China is both a source and destination for squid because it processes more squid than any other country. When McHenry started squid fishing with his father in 2001, they earned $250 per ton. Today, thanks to buyers in China, he can make five times that.
'Asian countries have always liked this smaller squid because it's similar to what they have,' said Diane Pleschner-Steele, who spent nearly two decades as the executive director of the nonprofit California Wetfish Producers Association. The original squid fishermen in Monterey Bay were Chinese immigrants, pushed out of other, more profitable fisheries in the late 1800s, and fishing by night with torches to attract their catch.
While countries halfway across the globe are clamoring for California's squid, Pleschner-Steele said it's been more of a challenge to find buyers close to home. And even if the U.S. appetite for market squid were stronger, there are few processing facilities here, and the U.S. can't compete with China's low cost of labor. Ultimately, it can be cheaper to send squid on a 12,000-mile round trip than to process it domestically. The irony is calamari rings consumed in the U.S. may have been caught here, shipped to China for processing, then shipped back.
Keeping it local
Still, the domestic market for squid has increased in recent years. At Japanese restaurant Rintaro, on the northern edge of San Francisco's Mission district, chef and owner Sylvan Mishima Brackett buys unprocessed squid wholesale from Monterey Fish Market at Pier 33 after it's trucked from Monterey.
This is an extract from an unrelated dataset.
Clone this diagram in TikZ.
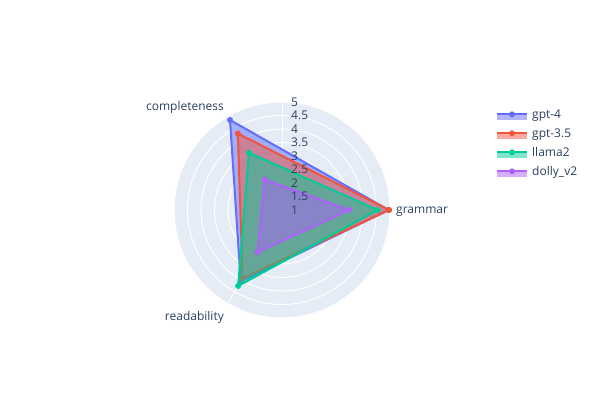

Brackett honed his instinct for ingredients while training in Japan and serving as the creative director at Berkeley's Chez Panisse. He likes the fresh, clean flavor of the market squid, and has made the small, delicate species the star of one of Rintaro's signature dishes, ika no nuta, for which it is poached, marinated in vegetable oil, and mixed with mustardy miso sauce and vegetables.
With no cost for pre-processing, he said the squid is 'really cheap.' On his most recent order sheet, it cost $6.95 a pound, the same price as Manila clams from Washington and far less than the halibut that cost him $12 per pound. But it takes work. 'Cleaning squid is not, you know, super fun, but you just do it,' Brackett said. Five pounds of squid takes his team about 20 minutes to clean, debeak, and prepare for cooking.
Brackett's outlook is rare. The most recent Fisheries of the United States Report, compiled by NOAA, estimated that 75%-90% of all seafood consumed in the U.S. is imported, the flip side of the roughly 80% of seafood caught in the U.S. that is exported.
That's disappointing to some fishermen like Sousa. 'I wish that a lot of our seafood here was utilized more here,' said Sousa. 'But, you know, what it comes down to is we're trying to survive and support our families, and if shipping overseas is our best option, then I'm 100% okay with it.'
Down in Monterey Bay on June 4, he and McHenry unloaded a small batch of squid through a tube at the dock. It hadn't been a great start to the season, but they found a decent spot around 3 a.m., and by the time the sun had warmed the walkways of the wharf, they'd caught 6 tons. This year's squid are bigger than last year's, about 10 per pound, which McHenry said signals a healthy ocean — and the potential for better fishing in the coming weeks.
'We've got that ever optimistic hope that it will get good,' he said.